#### Data provided
>> Begin

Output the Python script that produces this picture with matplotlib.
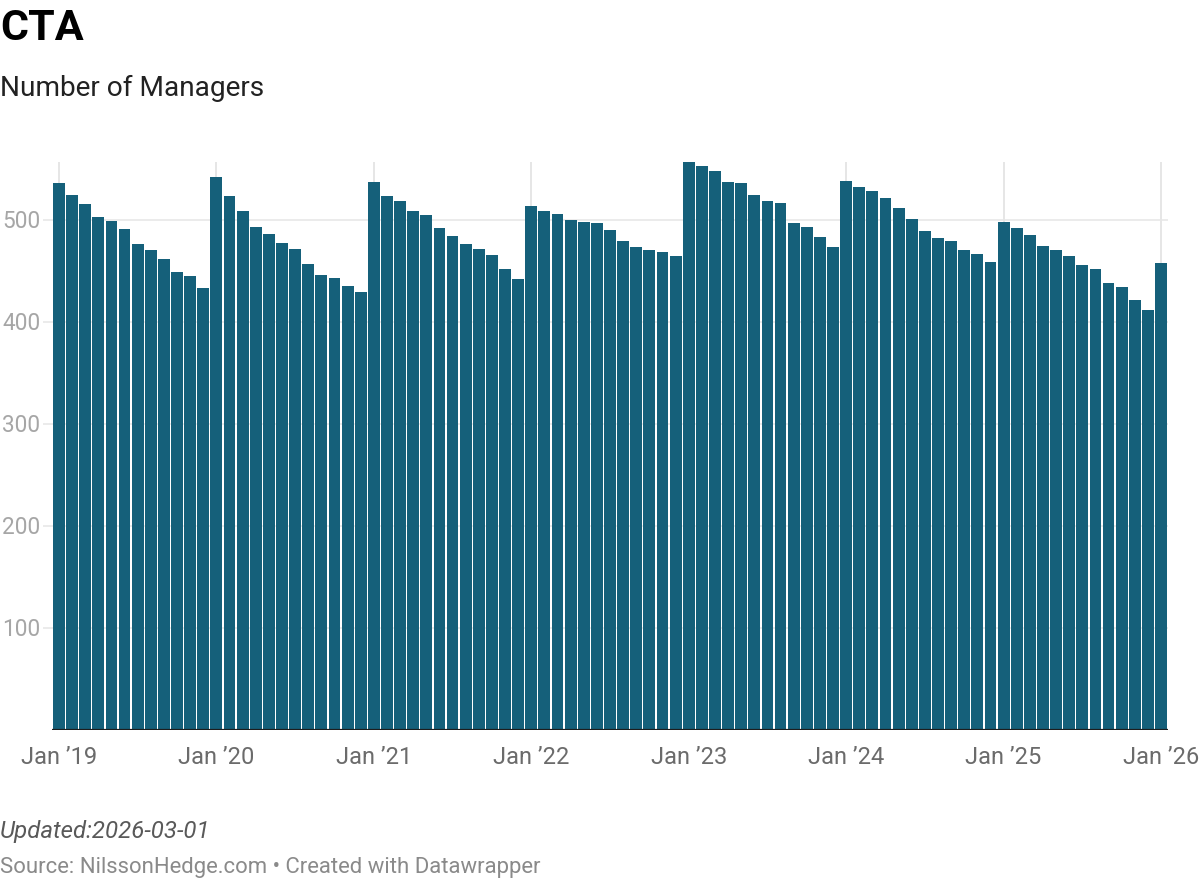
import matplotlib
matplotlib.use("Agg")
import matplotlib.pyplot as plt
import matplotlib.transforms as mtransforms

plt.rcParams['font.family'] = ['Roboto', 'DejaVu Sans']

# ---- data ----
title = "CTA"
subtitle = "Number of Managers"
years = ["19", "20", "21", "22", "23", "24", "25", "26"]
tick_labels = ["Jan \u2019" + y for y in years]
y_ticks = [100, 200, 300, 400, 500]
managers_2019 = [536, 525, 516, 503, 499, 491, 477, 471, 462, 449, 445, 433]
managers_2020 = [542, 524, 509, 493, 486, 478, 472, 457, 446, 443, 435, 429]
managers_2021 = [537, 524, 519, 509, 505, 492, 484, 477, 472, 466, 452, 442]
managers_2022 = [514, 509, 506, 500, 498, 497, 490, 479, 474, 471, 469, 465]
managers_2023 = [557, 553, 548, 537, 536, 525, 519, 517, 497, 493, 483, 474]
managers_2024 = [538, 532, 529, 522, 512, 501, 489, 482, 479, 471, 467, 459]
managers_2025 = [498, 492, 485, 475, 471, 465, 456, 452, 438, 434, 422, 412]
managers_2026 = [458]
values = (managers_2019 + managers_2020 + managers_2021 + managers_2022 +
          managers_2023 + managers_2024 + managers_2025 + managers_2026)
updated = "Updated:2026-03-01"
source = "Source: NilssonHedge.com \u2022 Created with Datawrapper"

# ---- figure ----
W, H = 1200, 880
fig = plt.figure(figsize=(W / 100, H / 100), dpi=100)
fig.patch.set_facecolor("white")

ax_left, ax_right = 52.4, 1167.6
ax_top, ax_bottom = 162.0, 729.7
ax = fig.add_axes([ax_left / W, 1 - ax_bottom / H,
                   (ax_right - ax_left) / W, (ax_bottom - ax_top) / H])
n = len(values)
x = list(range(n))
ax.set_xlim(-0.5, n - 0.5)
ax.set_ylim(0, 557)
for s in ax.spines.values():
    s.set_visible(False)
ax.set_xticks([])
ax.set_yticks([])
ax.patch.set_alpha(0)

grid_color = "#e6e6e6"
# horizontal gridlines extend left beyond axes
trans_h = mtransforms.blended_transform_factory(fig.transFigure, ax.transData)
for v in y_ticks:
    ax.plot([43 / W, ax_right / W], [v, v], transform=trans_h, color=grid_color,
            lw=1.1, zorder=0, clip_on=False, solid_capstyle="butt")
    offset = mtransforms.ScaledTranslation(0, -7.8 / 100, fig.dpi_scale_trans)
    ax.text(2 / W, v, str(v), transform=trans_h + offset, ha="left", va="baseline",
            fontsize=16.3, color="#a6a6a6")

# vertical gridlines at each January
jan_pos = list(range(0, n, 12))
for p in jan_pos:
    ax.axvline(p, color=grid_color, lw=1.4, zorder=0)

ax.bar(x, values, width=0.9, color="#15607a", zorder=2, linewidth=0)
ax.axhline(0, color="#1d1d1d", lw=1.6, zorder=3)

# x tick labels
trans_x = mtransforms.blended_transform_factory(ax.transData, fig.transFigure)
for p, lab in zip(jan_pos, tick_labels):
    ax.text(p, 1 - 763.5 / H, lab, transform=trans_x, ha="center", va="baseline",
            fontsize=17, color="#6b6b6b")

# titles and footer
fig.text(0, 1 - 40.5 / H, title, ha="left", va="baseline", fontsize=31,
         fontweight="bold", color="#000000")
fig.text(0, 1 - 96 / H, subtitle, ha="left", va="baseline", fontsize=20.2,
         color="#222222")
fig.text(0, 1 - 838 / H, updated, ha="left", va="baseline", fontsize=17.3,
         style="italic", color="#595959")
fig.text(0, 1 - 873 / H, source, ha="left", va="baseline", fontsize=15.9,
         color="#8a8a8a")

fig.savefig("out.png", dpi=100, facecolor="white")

>> End

#### Aim
Quote every line word for word and keep the images out of the copy.

#### Response
Output the Python script that produces this picture with matplotlib.
import matplotlib
matplotlib.use("Agg")
import matplotlib.pyplot as plt
import matplotlib.transforms as mtransforms

plt.rcParams['font.family'] = ['Roboto', 'DejaVu Sans']

# ---- data ----
title = "CTA"
subtitle = "Number of Managers"
years = ["19", "20", "21", "22", "23", "24", "25", "26"]
tick_labels = ["Jan \u2019" + y for y in years]
y_ticks = [100, 200, 300, 400, 500]
managers_2019 = [536, 525, 516, 503, 499, 491, 477, 471, 462, 449, 445, 433]
managers_2020 = [542, 524, 509, 493, 486, 478, 472, 457, 446, 443, 435, 429]
managers_2021 = [537, 524, 519, 509, 505, 492, 484, 477, 472, 466, 452, 442]
managers_2022 = [514, 509, 506, 500, 498, 497, 490, 479, 474, 471, 469, 465]
managers_2023 = [557, 553, 548, 537, 536, 525, 519, 517, 497, 493, 483, 474]
managers_2024 = [538, 532, 529, 522, 512, 501, 489, 482, 479, 471, 467, 459]
managers_2025 = [498, 492, 485, 475, 471, 465, 456, 452, 438, 434, 422, 412]
managers_2026 = [458]
values = (managers_2019 + managers_2020 + managers_2021 + managers_2022 +
          managers_2023 + managers_2024 + managers_2025 + managers_2026)
updated = "Updated:2026-03-01"
source = "Source: NilssonHedge.com \u2022 Created with Datawrapper"

# ---- figure ----
W, H = 1200, 880
fig = plt.figure(figsize=(W / 100, H / 100), dpi=100)
fig.patch.set_facecolor("white")

ax_left, ax_right = 52.4, 1167.6
ax_top, ax_bottom = 162.0, 729.7
ax = fig.add_axes([ax_left / W, 1 - ax_bottom / H,
                   (ax_right - ax_left) / W, (ax_bottom - ax_top) / H])
n = len(values)
x = list(range(n))
ax.set_xlim(-0.5, n - 0.5)
ax.set_ylim(0, 557)
for s in ax.spines.values():
    s.set_visible(False)
ax.set_xticks([])
ax.set_yticks([])
ax.patch.set_alpha(0)

grid_color = "#e6e6e6"
# horizontal gridlines extend left beyond axes
trans_h = mtransforms.blended_transform_factory(fig.transFigure, ax.transData)
for v in y_ticks:
    ax.plot([43 / W, ax_right / W], [v, v], transform=trans_h, color=grid_color,
            lw=1.1, zorder=0, clip_on=False, solid_capstyle="butt")
    offset = mtransforms.ScaledTranslation(0, -7.8 / 100, fig.dpi_scale_trans)
    ax.text(2 / W, v, str(v), transform=trans_h + offset, ha="left", va="baseline",
            fontsize=16.3, color="#a6a6a6")

# vertical gridlines at each January
jan_pos = list(range(0, n, 12))
for p in jan_pos:
    ax.axvline(p, color=grid_color, lw=1.4, zorder=0)

ax.bar(x, values, width=0.9, color="#15607a", zorder=2, linewidth=0)
ax.axhline(0, color="#1d1d1d", lw=1.6, zorder=3)

# x tick labels
trans_x = mtransforms.blended_transform_factory(ax.transData, fig.transFigure)
for p, lab in zip(jan_pos, tick_labels):
    ax.text(p, 1 - 763.5 / H, lab, transform=trans_x, ha="center", va="baseline",
            fontsize=17, color="#6b6b6b")

# titles and footer
fig.text(0, 1 - 40.5 / H, title, ha="left", va="baseline", fontsize=31,
         fontweight="bold", color="#000000")
fig.text(0, 1 - 96 / H, subtitle, ha="left", va="baseline", fontsize=20.2,
         color="#222222")
fig.text(0, 1 - 838 / H, updated, ha="left", va="baseline", fontsize=17.3,
         style="italic", color="#595959")
fig.text(0, 1 - 873 / H, source, ha="left", va="baseline", fontsize=15.9,
         color="#8a8a8a")

fig.savefig("out.png", dpi=100, facecolor="white")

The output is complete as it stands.